Exercise requirements — Print exactly the lines below between the line containing "What seaborn and" and the line containing "ax.patch.set_alpha(0)", counting both of those lines. Leave pictures out.

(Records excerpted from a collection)
==============================

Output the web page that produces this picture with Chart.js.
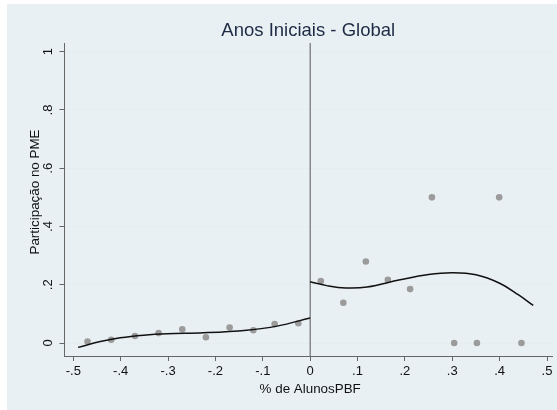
<!DOCTYPE html>
<html>
<head>
<meta charset="utf-8">
<script src="https://cdn.jsdelivr.net/npm/chart.js@4/dist/chart.umd.min.js"></script>
<style>
  html, body { margin: 0; padding: 0; background: #ffffff; }
  #wrap { position: absolute; left: 7px; top: 4px; width: 550px; height: 406px; background: #e9f0f3; }
  canvas { display: block; }
</style>
</head>
<body>
<div id="wrap"><canvas id="c" width="550" height="406"></canvas></div>
<script>
// Binned means of participation by share of PBF students
const binX = [-0.47, -0.42, -0.37, -0.32, -0.27, -0.22, -0.17, -0.12, -0.075, -0.025,
              0.0225, 0.07, 0.1175, 0.164, 0.211, 0.257, 0.304, 0.352, 0.399, 0.446];
const binY = [0.005, 0.011, 0.024, 0.034, 0.047, 0.020, 0.053, 0.044, 0.065, 0.068,
              0.213, 0.138, 0.280, 0.217, 0.185, 0.500, 0.000, 0.000, 0.500, 0.000];

// Polynomial fit, left of the cutoff
const fitLeftX = [-0.49, -0.443, -0.401, -0.352, -0.302, -0.225, -0.134, -0.07, 0];
const fitLeftY = [-0.015, 0.005, 0.018, 0.027, 0.032, 0.035, 0.044, 0.058, 0.086];

// Polynomial fit, right of the cutoff
const fitRightX = [0, 0.035, 0.075, 0.12, 0.19, 0.25, 0.30, 0.35, 0.40, 0.44, 0.471];
const fitRightY = [0.21, 0.197, 0.189, 0.192, 0.217, 0.235, 0.241, 0.234, 0.205, 0.165, 0.129];

const xTicks = [-0.5, -0.4, -0.3, -0.2, -0.1, 0, 0.1, 0.2, 0.3, 0.4, 0.5];
const xTickLabels = ['-.5', '-.4', '-.3', '-.2', '-.1', '0', '.1', '.2', '.3', '.4', '.5'];
const yTicks = [0, 0.2, 0.4, 0.6, 0.8, 1];
const yTickLabels = ['0', '.2', '.4', '.6', '.8', '1'];

const titleText = 'Anos Iniciais - Global';
const xTitle = '% de AlunosPBF';
const yTitle = 'Participação no PME';

const X_MIN = -0.5186, X_MAX = 0.5105;
const Y_MIN = -0.0446, Y_MAX = 1.03;
const FONT = '"Liberation Sans", Arial, Helvetica, sans-serif';

const pts = (xs, ys) => xs.map((x, i) => ({ x: x, y: ys[i] }));

const textPlugin = {
  id: 'stataText',
  afterDraw(chart) {
    const ctx = chart.ctx;
    const ys = chart.scales.y;
    const area = chart.chartArea;
    ctx.save();
    // title
    ctx.fillStyle = '#1d2a45';
    ctx.font = '18.5px ' + FONT;
    ctx.textAlign = 'center';
    ctx.textBaseline = 'middle';
    ctx.fillText(titleText, (area.left + area.right) / 2, 27);
    // x axis title
    ctx.fillStyle = '#111';
    ctx.font = '13.4px ' + FONT;
    ctx.fillText(xTitle, chart.scales.x.getPixelForValue(0), 385);
    // y tick labels, rotated
    ctx.font = '13px ' + FONT;
    yTicks.forEach((v, i) => {
      ctx.save();
      ctx.translate(41, ys.getPixelForValue(v));
      ctx.rotate(-Math.PI / 2);
      ctx.fillText(yTickLabels[i], 0, 0);
      ctx.restore();
    });
    // y axis title
    ctx.font = '13.4px ' + FONT;
    ctx.save();
    ctx.translate(28, 188);
    ctx.rotate(-Math.PI / 2);
    ctx.fillText(yTitle, 0, 0);
    ctx.restore();
    ctx.restore();
  }
};

new Chart(document.getElementById('c'), {
  type: 'scatter',
  data: {
    datasets: [
      {
        label: 'cutoff',
        type: 'line',
        data: [{ x: 0, y: Y_MIN }, { x: 0, y: Y_MAX }],
        borderColor: '#555',
        borderWidth: 1,
        pointRadius: 0,
        order: 3
      },
      {
        label: 'bins',
        data: pts(binX, binY),
        backgroundColor: '#9b9b9b',
        borderWidth: 0,
        pointRadius: 3.3,
        order: 2
      },
      {
        label: 'fitLeft',
        type: 'line',
        data: pts(fitLeftX, fitLeftY),
        borderColor: '#111',
        borderWidth: 1.5,
        pointRadius: 0,
        tension: 0.4,
        order: 1
      },
      {
        label: 'fitRight',
        type: 'line',
        data: pts(fitRightX, fitRightY),
        borderColor: '#111',
        borderWidth: 1.5,
        pointRadius: 0,
        tension: 0.4,
        order: 1
      }
    ]
  },
  options: {
    responsive: false,
    animation: false,
    layout: { padding: { top: 39, right: 5, left: 0, bottom: 0 } },
    plugins: { legend: { display: false }, tooltip: { enabled: false }, title: { display: false } },
    scales: {
      x: {
        type: 'linear',
        min: X_MIN, max: X_MAX,
        afterBuildTicks: s => { s.ticks = xTicks.map(v => ({ value: v })); },
        afterFit: s => { s.height = 54; },
        grid: { drawOnChartArea: false, drawTicks: true, tickLength: 5, tickColor: '#666', lineWidth: 1 },
        border: { display: true, color: '#666', width: 1 },
        ticks: {
          padding: 3,
          color: '#111',
          font: { family: FONT, size: 13 },
          maxRotation: 0, minRotation: 0,
          callback: (v) => { const i = xTicks.findIndex(t => Math.abs(t - v) < 1e-9); return i >= 0 ? xTickLabels[i] : ''; }
        }
      },
      y: {
        type: 'linear',
        min: Y_MIN, max: Y_MAX,
        afterBuildTicks: s => { s.ticks = yTicks.map(v => ({ value: v })); },
        afterFit: s => { s.width = 57.5; },
        grid: { color: '#e6edf1', lineWidth: 1, drawTicks: true, tickLength: 5, tickColor: '#666' },
        border: { display: true, color: '#666', width: 1 },
        ticks: { display: false }
      }
    }
  },
  plugins: [textPlugin]
});
</script>
</body>
</html>
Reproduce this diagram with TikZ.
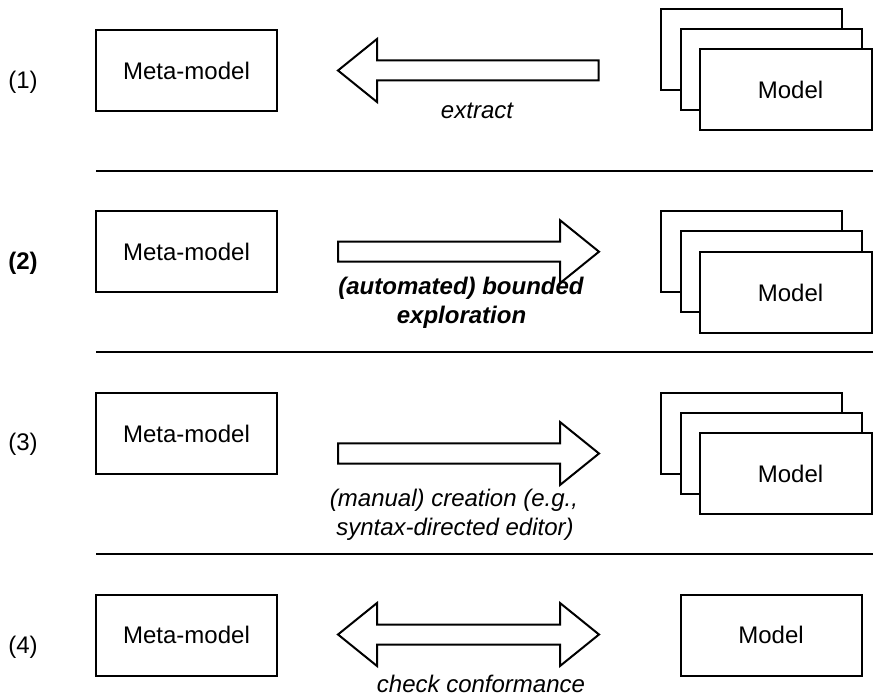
\documentclass[tikz,border=0pt]{standalone}
\usepackage{fontspec}
\setmainfont{Liberation Sans}
\newcommand\rblockarrow[1]{%
  \draw[fill=white] (338,#1-10) -- (560,#1-10) -- (560,#1-31.5) -- (599,#1)
    -- (560,#1+31.5) -- (560,#1+10) -- (338,#1+10) -- cycle;}
\begin{document}
\begin{tikzpicture}[x=1pt,y=-1pt,line width=2pt,line join=miter,
  txt/.style={font=\fontsize{24}{29}\selectfont, inner sep=0pt},
  box/.style={txt, draw, fill=white, minimum width=181pt, minimum height=81pt},
  lab/.style={txt, anchor=base},
  sep/.style={line width=2pt}]
\useasboundingbox (0,0) rectangle (873,700);

% row labels
\node[txt] (n1) at (23,82) {(1)};
\node[txt] (n2) at (23,263.5) {\bfseries (2)};
\node[txt] (n3) at (23,444.5) {(3)};
\node[txt] (n4) at (23,647) {(4)};

% meta-model boxes
\node[box] (mm1) at (186.5,70.5) {Meta-model};
\node[box] (mm2) at (186.5,252) {Meta-model};
\node[box] (mm3) at (186.5,433.5) {Meta-model};
\node[box] (mm4) at (186.5,635) {Meta-model};

% model stacks
\node[box] (m1a) at (751,50) {};
\node[box] (m1b) at (771,70) {};
\node[box, minimum width=172pt] (m1c) at (786,90) {\hspace*{9pt}Model};

\node[box] (m2a) at (751,252) {};
\node[box] (m2b) at (771,272) {};
\node[box, minimum width=172pt] (m2c) at (786,292.5) {\hspace*{9pt}Model};

\node[box] (m3a) at (751,433.5) {};
\node[box] (m3b) at (771,453.5) {};
\node[box, minimum width=172pt] (m3c) at (786,473.5) {\hspace*{9pt}Model};

\node[box] (m4) at (771,635) {Model};

% separators
\coordinate (s1l) at (96,171.5); \coordinate (s1r) at (873,171.5);
\coordinate (s2l) at (96,352.5); \coordinate (s2r) at (873,352.5);
\coordinate (s3l) at (96,554);   \coordinate (s3r) at (873,554);
\draw[sep] (s1l) -- (s1r);
\draw[sep] (s2l) -- (s2r);
\draw[sep] (s3l) -- (s3r);

% row 1: left block arrow
\draw[fill=white] (598.5,60.5) -- (377,60.5) -- (377,39) -- (338,70.5)
  -- (377,102) -- (377,80.5) -- (598.5,80.5) -- cycle;
\node[lab] (t1) at (477,118.5) {\itshape extract};

% row 2
\rblockarrow{251.7}
\node[lab] (t2a) at (461,295) {\bfseries\itshape (automated) bounded};
\node[lab] (t2b) at (461.5,324) {\bfseries\itshape exploration};

% row 3
\rblockarrow{453.5}
\node[lab] (t3a) at (454,506.5) {\itshape (manual) creation (e.g.,};
\node[lab] (t3b) at (455,535) {\itshape syntax-directed editor)};

% row 4: double block arrow
\draw[fill=white] (338,634.5) -- (377,603) -- (377,624.5) -- (560,624.5)
  -- (560,603) -- (599,634.5) -- (560,666) -- (560,644.5) -- (377,644.5)
  -- (377,666) -- cycle;
\node[lab] (t4) at (481,692.5) {\itshape check conformance};
\end{tikzpicture}
\end{document}
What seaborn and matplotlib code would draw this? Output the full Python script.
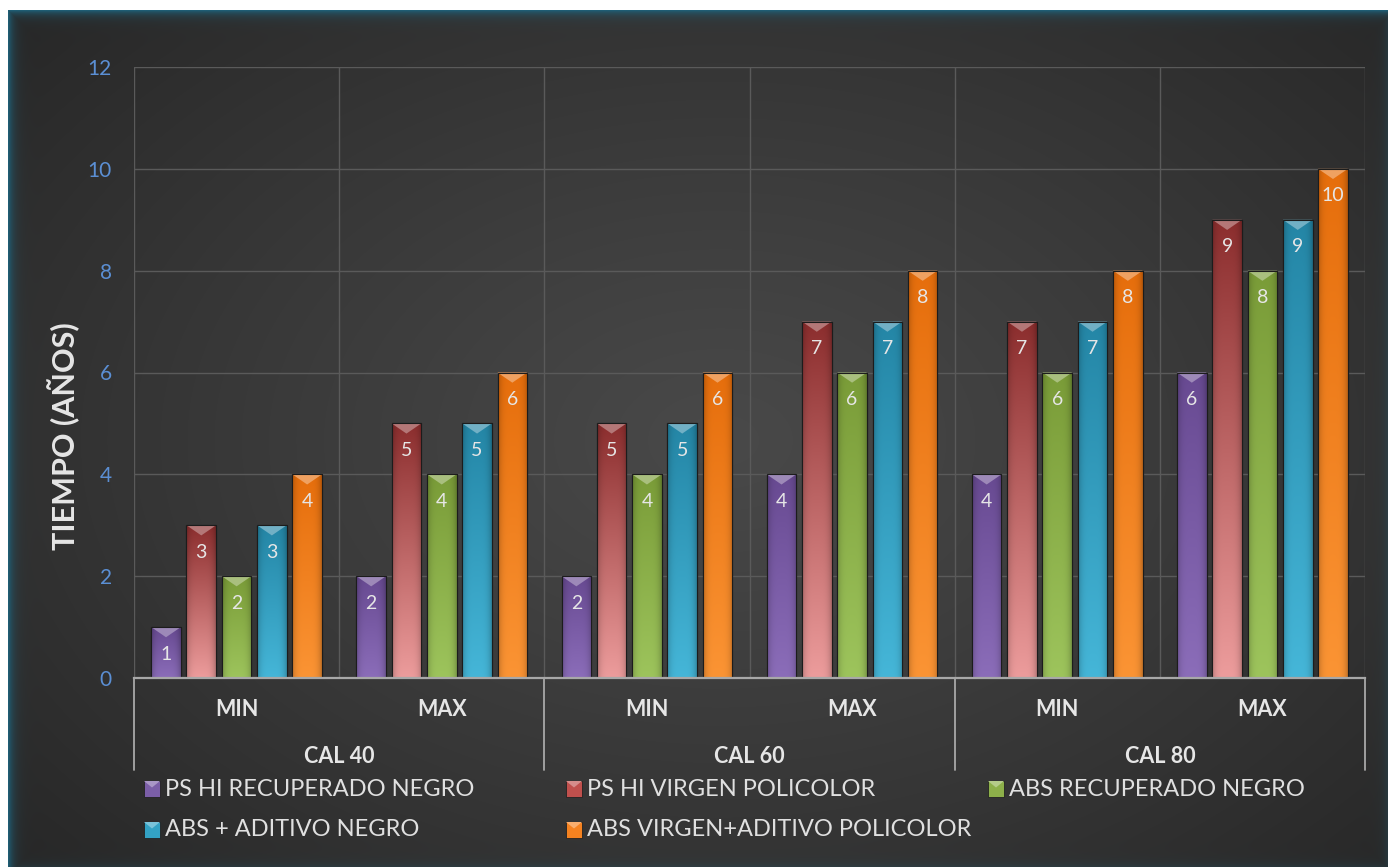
import numpy as np
import pandas as pd
import matplotlib.pyplot as plt
import matplotlib.transforms as mtransforms
from matplotlib.colors import to_rgb
from matplotlib.patches import Polygon, Rectangle
import seaborn as sns

grupos = ['CAL 40', 'CAL 60', 'CAL 80']
niveles = ['MIN', 'MAX']
series = ['PS HI RECUPERADO NEGRO', 'PS HI VIRGEN POLICOLOR', 'ABS RECUPERADO NEGRO',
          'ABS + ADITIVO NEGRO', 'ABS VIRGEN+ADITIVO POLICOLOR']
ps_hi_recuperado = [1, 2, 2, 4, 4, 6]
ps_hi_virgen = [3, 5, 5, 7, 7, 9]
abs_recuperado = [2, 4, 4, 6, 6, 8]
abs_aditivo = [3, 5, 5, 7, 7, 9]
abs_virgen_aditivo = [4, 6, 6, 8, 8, 10]
y_ticks = [0, 2, 4, 6, 8, 10, 12]

colores = ['#7b5ea7', '#c0504d', '#8db04a', '#33a2c4', '#f58220']
# colores de arriba / abajo del degradado de cada barra
colores_arriba = ['#684a92', '#8c2e2e', '#7a9c38', '#2486a6', '#e66e0c']
colores_abajo = ['#8b6db9', '#ec9c9c', '#9dc45c', '#45b6d8', '#fb9434']

posiciones = [f'{g} {n}' for g in grupos for n in niveles]
valores = [ps_hi_recuperado, ps_hi_virgen, abs_recuperado, abs_aditivo, abs_virgen_aditivo]
df = pd.DataFrame({
    'pos': np.tile(posiciones, len(series)),
    'serie': np.repeat(series, len(posiciones)),
    'valor': np.concatenate(valores),
})

sns.set_theme(style='white')
plt.rcParams['font.family'] = ['Lato', 'DejaVu Sans']

W, H = 1388, 867
fig = plt.figure(figsize=(W / 100, H / 100), dpi=100)

# fondo: degradado radial oscuro + marco con brillo turquesa
bg = fig.add_axes([0, 0, 1, 1], zorder=-5)
yy, xx = np.mgrid[0:H, 0:W].astype(float)
r = np.clip(np.sqrt(((xx - 720) / 950) ** 2 + ((yy - 440) / 640) ** 2), 0, 1)
gris = (0x49 - (0x49 - 0x27) * r ** 1.1) / 255
img = np.dstack([gris, gris, gris])
fl, ft, fr, fb = 8, 10, 1394, 874
d = np.minimum.reduce([xx - fl, yy - ft, fr - xx, fb - yy])
teal = np.array(to_rgb('#1f6078'))
a = np.where(d >= 0, np.exp(-np.clip(d, 0, None) / 5.0) * 0.95, 0)[..., None]
img = img * (1 - a) + teal * a
img[d < 0] = 1.0
bg.imshow(img, extent=(0, W, H, 0), interpolation='bilinear')
bg.set_xlim(0, W)
bg.set_ylim(H, 0)
bg.set_axis_off()

ax = fig.add_axes([134 / W, 1 - 678 / H, (1365 - 134) / W, (678 - 67) / H])
ax.patch.set_alpha(0)

sns.barplot(data=df, x='pos', y='valor', hue='serie', palette=colores,
            width=0.86, gap=0.16, edgecolor='#1c1c1c', linewidth=0.8,
            ax=ax, legend=False, zorder=3)


def mezcla(c, otro, t):
    c, otro = np.array(to_rgb(c)), np.array(to_rgb(otro))
    return c * (1 - t) + otro * t


rgb_base = [np.array(to_rgb(c)) for c in colores]
for patch in list(ax.patches):
    fc = np.array(patch.get_facecolor()[:3])
    k = int(np.argmin([np.sum((fc - c) ** 2) for c in rgb_base]))
    x0, w, h = patch.get_x(), patch.get_width(), patch.get_height()
    if h <= 0:
        continue
    # degradado vertical y sombreado lateral
    t = np.linspace(0, 1, 64)[:, None]
    u = np.linspace(0, 1, 32)[None, :]
    vert = np.array(to_rgb(colores_abajo[k])) * (1 - t[..., None]) + np.array(to_rgb(colores_arriba[k])) * t[..., None]
    lado = 1 - 0.22 * np.abs(2 * u - 1) ** 4
    arr = np.clip(vert * lado[..., None], 0, 1)
    im = ax.imshow(arr, extent=(x0, x0 + w, 0, h), origin='lower', aspect='auto',
                   interpolation='bilinear', zorder=3.2)
    im.set_clip_path(patch)
    # bisel superior
    ax.add_patch(Polygon([(x0, h), (x0 + w, h), (x0 + w / 2, h - 0.2)], closed=True,
                         facecolor=mezcla(colores_arriba[k], '#ffffff', 0.35),
                         edgecolor='none', zorder=3.5))
    ax.add_patch(Rectangle((x0, 0), w, h, fill=False, edgecolor='#1c1c1c', lw=0.8, zorder=3.6))
    ax.text(x0 + w / 2, h - 0.53, f'{h:.0f}', ha='center', va='center',
            color='#e6e6e6', fontsize=14, zorder=5)

ax.set_xlim(-0.5, 5.5)
ax.set_ylim(0, 12)
ax.set_yticks(y_ticks)
ax.set_yticklabels([str(v) for v in y_ticks], color='#5b8fd4', fontsize=15)
ax.set_xticks(np.arange(-0.5, 6.0, 1.0))
ax.set_xticklabels([])
ax.tick_params(axis='both', length=0)
ax.tick_params(axis='y', pad=16)
ax.set_xlabel('')
ax.set_ylabel('')
ax.grid(True, color='#5a5a5a', lw=1)
ax.set_axisbelow(True)
for s in ['left', 'top', 'right']:
    ax.spines[s].set_visible(False)
ax.spines['bottom'].set_color('#a8a8a8')
ax.spines['bottom'].set_linewidth(1.6)
ax.spines['bottom'].set_zorder(6)

# etiquetas de categoria en dos niveles
trans = mtransforms.blended_transform_factory(ax.transData, ax.transAxes)
for i, pos in enumerate(posiciones):
    ax.text(i, -0.051, niveles[i % 2], transform=trans, ha='center', va='center',
            fontsize=15.5, fontweight='bold', color='#e6e6e6')
for g, grupo in enumerate(grupos):
    ax.text(2 * g + 0.5, -0.129, grupo, transform=trans, ha='center', va='center',
            fontsize=15.5, fontweight='bold', color='#e6e6e6')
for b in [-0.5, 1.5, 3.5, 5.5]:
    ax.plot([b, b], [0, -0.151], transform=trans, color='#a8a8a8', lw=1.3, clip_on=False)

fig.text(64 / W, 1 - 436 / H, 'TIEMPO (AÑOS)', rotation=90, ha='center', va='center',
         fontsize=22, fontweight='bold', color='#e6e6e6')

# leyenda (filas de 3 columnas fijas, como en Excel)
col_x = [144, 566, 988]
fila_y = [789, 830]
for i, nombre in enumerate(series):
    cx, cy = col_x[i % 3], fila_y[i // 3]
    bg.add_patch(Rectangle((cx, cy - 8), 16, 16, facecolor=colores[i],
                           edgecolor='#222222', lw=0.6, zorder=2))
    bg.add_patch(Polygon([(cx, cy - 8), (cx + 16, cy - 8), (cx + 8, cy - 1.5)], closed=True,
                         facecolor=mezcla(colores[i], '#ffffff', 0.35), edgecolor='none', zorder=3))
    bg.text(cx + 21, cy, nombre, ha='left', va='center', fontsize=17, color='#e0e0e0', zorder=3)

fig.savefig('out.png', dpi=100)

==============================

Solution —
What seaborn and matplotlib code would draw this? Output the full Python script.
import numpy as np
import pandas as pd
import matplotlib.pyplot as plt
import matplotlib.transforms as mtransforms
from matplotlib.colors import to_rgb
from matplotlib.patches import Polygon, Rectangle
import seaborn as sns

grupos = ['CAL 40', 'CAL 60', 'CAL 80']
niveles = ['MIN', 'MAX']
series = ['PS HI RECUPERADO NEGRO', 'PS HI VIRGEN POLICOLOR', 'ABS RECUPERADO NEGRO',
          'ABS + ADITIVO NEGRO', 'ABS VIRGEN+ADITIVO POLICOLOR']
ps_hi_recuperado = [1, 2, 2, 4, 4, 6]
ps_hi_virgen = [3, 5, 5, 7, 7, 9]
abs_recuperado = [2, 4, 4, 6, 6, 8]
abs_aditivo = [3, 5, 5, 7, 7, 9]
abs_virgen_aditivo = [4, 6, 6, 8, 8, 10]
y_ticks = [0, 2, 4, 6, 8, 10, 12]

colores = ['#7b5ea7', '#c0504d', '#8db04a', '#33a2c4', '#f58220']
# colores de arriba / abajo del degradado de cada barra
colores_arriba = ['#684a92', '#8c2e2e', '#7a9c38', '#2486a6', '#e66e0c']
colores_abajo = ['#8b6db9', '#ec9c9c', '#9dc45c', '#45b6d8', '#fb9434']

posiciones = [f'{g} {n}' for g in grupos for n in niveles]
valores = [ps_hi_recuperado, ps_hi_virgen, abs_recuperado, abs_aditivo, abs_virgen_aditivo]
df = pd.DataFrame({
    'pos': np.tile(posiciones, len(series)),
    'serie': np.repeat(series, len(posiciones)),
    'valor': np.concatenate(valores),
})

sns.set_theme(style='white')
plt.rcParams['font.family'] = ['Lato', 'DejaVu Sans']

W, H = 1388, 867
fig = plt.figure(figsize=(W / 100, H / 100), dpi=100)

# fondo: degradado radial oscuro + marco con brillo turquesa
bg = fig.add_axes([0, 0, 1, 1], zorder=-5)
yy, xx = np.mgrid[0:H, 0:W].astype(float)
r = np.clip(np.sqrt(((xx - 720) / 950) ** 2 + ((yy - 440) / 640) ** 2), 0, 1)
gris = (0x49 - (0x49 - 0x27) * r ** 1.1) / 255
img = np.dstack([gris, gris, gris])
fl, ft, fr, fb = 8, 10, 1394, 874
d = np.minimum.reduce([xx - fl, yy - ft, fr - xx, fb - yy])
teal = np.array(to_rgb('#1f6078'))
a = np.where(d >= 0, np.exp(-np.clip(d, 0, None) / 5.0) * 0.95, 0)[..., None]
img = img * (1 - a) + teal * a
img[d < 0] = 1.0
bg.imshow(img, extent=(0, W, H, 0), interpolation='bilinear')
bg.set_xlim(0, W)
bg.set_ylim(H, 0)
bg.set_axis_off()

ax = fig.add_axes([134 / W, 1 - 678 / H, (1365 - 134) / W, (678 - 67) / H])
ax.patch.set_alpha(0)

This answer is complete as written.